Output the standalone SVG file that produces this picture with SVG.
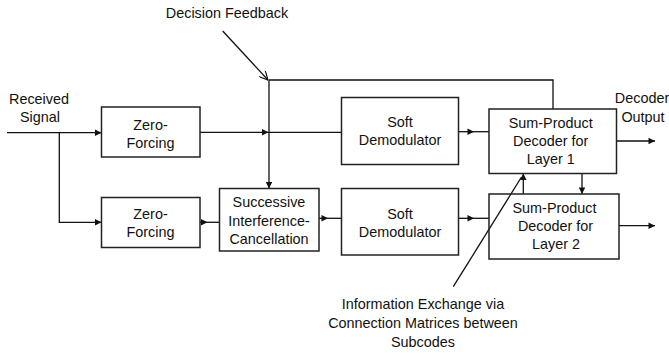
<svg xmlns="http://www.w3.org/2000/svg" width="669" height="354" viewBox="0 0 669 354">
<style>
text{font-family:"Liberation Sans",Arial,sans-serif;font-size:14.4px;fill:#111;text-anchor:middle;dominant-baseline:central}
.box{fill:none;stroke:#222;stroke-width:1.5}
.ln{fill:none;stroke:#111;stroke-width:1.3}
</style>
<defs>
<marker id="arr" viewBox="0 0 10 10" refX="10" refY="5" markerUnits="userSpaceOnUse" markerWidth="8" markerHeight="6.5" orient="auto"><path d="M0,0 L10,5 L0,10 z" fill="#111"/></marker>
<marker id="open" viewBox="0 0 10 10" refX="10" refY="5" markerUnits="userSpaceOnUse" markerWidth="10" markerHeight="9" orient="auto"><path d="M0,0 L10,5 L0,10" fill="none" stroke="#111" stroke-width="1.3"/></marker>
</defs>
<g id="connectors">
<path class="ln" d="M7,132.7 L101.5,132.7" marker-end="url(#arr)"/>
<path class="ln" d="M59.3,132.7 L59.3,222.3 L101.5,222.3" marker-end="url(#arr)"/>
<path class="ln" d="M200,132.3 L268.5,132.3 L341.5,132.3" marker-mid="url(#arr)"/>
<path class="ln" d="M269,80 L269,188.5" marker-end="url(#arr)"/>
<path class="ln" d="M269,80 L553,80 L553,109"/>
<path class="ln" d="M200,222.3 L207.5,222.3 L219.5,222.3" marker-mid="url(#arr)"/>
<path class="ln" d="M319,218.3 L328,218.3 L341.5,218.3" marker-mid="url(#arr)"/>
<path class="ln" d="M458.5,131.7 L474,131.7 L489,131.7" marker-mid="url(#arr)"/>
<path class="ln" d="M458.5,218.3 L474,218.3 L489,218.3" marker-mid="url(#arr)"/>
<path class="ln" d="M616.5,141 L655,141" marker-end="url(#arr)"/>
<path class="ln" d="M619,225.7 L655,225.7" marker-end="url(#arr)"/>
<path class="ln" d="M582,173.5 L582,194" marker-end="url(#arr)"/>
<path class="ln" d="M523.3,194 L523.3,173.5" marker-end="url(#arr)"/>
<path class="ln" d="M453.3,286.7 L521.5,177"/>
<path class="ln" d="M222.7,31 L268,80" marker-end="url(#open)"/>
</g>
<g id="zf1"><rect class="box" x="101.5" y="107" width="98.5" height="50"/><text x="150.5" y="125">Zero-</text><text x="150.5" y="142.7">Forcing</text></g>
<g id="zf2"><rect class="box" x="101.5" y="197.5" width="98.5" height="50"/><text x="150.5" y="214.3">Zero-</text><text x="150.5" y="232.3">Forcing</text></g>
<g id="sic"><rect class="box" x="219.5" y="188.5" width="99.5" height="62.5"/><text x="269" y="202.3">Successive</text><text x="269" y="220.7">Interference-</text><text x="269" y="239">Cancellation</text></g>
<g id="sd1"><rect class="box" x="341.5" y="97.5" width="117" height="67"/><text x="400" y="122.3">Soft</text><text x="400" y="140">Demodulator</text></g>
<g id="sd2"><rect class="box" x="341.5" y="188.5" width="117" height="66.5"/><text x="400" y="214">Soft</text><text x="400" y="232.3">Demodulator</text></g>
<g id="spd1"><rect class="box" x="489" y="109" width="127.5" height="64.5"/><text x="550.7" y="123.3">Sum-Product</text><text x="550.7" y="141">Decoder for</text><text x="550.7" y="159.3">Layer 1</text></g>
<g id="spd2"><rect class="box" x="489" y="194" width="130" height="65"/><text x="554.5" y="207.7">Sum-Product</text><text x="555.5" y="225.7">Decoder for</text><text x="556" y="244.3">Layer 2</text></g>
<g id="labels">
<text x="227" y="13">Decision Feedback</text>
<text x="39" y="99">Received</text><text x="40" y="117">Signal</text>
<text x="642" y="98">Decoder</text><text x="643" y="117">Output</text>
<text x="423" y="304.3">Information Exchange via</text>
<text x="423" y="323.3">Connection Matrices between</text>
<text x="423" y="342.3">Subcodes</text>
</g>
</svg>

========

DESCRIPTION OF THE TASK: Repeat the material above in full and exactly, omitting the pictures.

ANSWER BELOW:
Output the standalone SVG file that produces this picture with SVG.
<svg xmlns="http://www.w3.org/2000/svg" width="669" height="354" viewBox="0 0 669 354">
<style>
text{font-family:"Liberation Sans",Arial,sans-serif;font-size:14.4px;fill:#111;text-anchor:middle;dominant-baseline:central}
.box{fill:none;stroke:#222;stroke-width:1.5}
.ln{fill:none;stroke:#111;stroke-width:1.3}
</style>
<defs>
<marker id="arr" viewBox="0 0 10 10" refX="10" refY="5" markerUnits="userSpaceOnUse" markerWidth="8" markerHeight="6.5" orient="auto"><path d="M0,0 L10,5 L0,10 z" fill="#111"/></marker>
<marker id="open" viewBox="0 0 10 10" refX="10" refY="5" markerUnits="userSpaceOnUse" markerWidth="10" markerHeight="9" orient="auto"><path d="M0,0 L10,5 L0,10" fill="none" stroke="#111" stroke-width="1.3"/></marker>
</defs>
<g id="connectors">
<path class="ln" d="M7,132.7 L101.5,132.7" marker-end="url(#arr)"/>
<path class="ln" d="M59.3,132.7 L59.3,222.3 L101.5,222.3" marker-end="url(#arr)"/>
<path class="ln" d="M200,132.3 L268.5,132.3 L341.5,132.3" marker-mid="url(#arr)"/>
<path class="ln" d="M269,80 L269,188.5" marker-end="url(#arr)"/>
<path class="ln" d="M269,80 L553,80 L553,109"/>
<path class="ln" d="M200,222.3 L207.5,222.3 L219.5,222.3" marker-mid="url(#arr)"/>
<path class="ln" d="M319,218.3 L328,218.3 L341.5,218.3" marker-mid="url(#arr)"/>
<path class="ln" d="M458.5,131.7 L474,131.7 L489,131.7" marker-mid="url(#arr)"/>
<path class="ln" d="M458.5,218.3 L474,218.3 L489,218.3" marker-mid="url(#arr)"/>
<path class="ln" d="M616.5,141 L655,141" marker-end="url(#arr)"/>
<path class="ln" d="M619,225.7 L655,225.7" marker-end="url(#arr)"/>
<path class="ln" d="M582,173.5 L582,194" marker-end="url(#arr)"/>
<path class="ln" d="M523.3,194 L523.3,173.5" marker-end="url(#arr)"/>
<path class="ln" d="M453.3,286.7 L521.5,177"/>
<path class="ln" d="M222.7,31 L268,80" marker-end="url(#open)"/>
</g>
<g id="zf1"><rect class="box" x="101.5" y="107" width="98.5" height="50"/><text x="150.5" y="125">Zero-</text><text x="150.5" y="142.7">Forcing</text></g>
<g id="zf2"><rect class="box" x="101.5" y="197.5" width="98.5" height="50"/><text x="150.5" y="214.3">Zero-</text><text x="150.5" y="232.3">Forcing</text></g>
<g id="sic"><rect class="box" x="219.5" y="188.5" width="99.5" height="62.5"/><text x="269" y="202.3">Successive</text><text x="269" y="220.7">Interference-</text><text x="269" y="239">Cancellation</text></g>
<g id="sd1"><rect class="box" x="341.5" y="97.5" width="117" height="67"/><text x="400" y="122.3">Soft</text><text x="400" y="140">Demodulator</text></g>
<g id="sd2"><rect class="box" x="341.5" y="188.5" width="117" height="66.5"/><text x="400" y="214">Soft</text><text x="400" y="232.3">Demodulator</text></g>
<g id="spd1"><rect class="box" x="489" y="109" width="127.5" height="64.5"/><text x="550.7" y="123.3">Sum-Product</text><text x="550.7" y="141">Decoder for</text><text x="550.7" y="159.3">Layer 1</text></g>
<g id="spd2"><rect class="box" x="489" y="194" width="130" height="65"/><text x="554.5" y="207.7">Sum-Product</text><text x="555.5" y="225.7">Decoder for</text><text x="556" y="244.3">Layer 2</text></g>
<g id="labels">
<text x="227" y="13">Decision Feedback</text>
<text x="39" y="99">Received</text><text x="40" y="117">Signal</text>
<text x="642" y="98">Decoder</text><text x="643" y="117">Output</text>
<text x="423" y="304.3">Information Exchange via</text>
<text x="423" y="323.3">Connection Matrices between</text>
<text x="423" y="342.3">Subcodes</text>
</g>
</svg>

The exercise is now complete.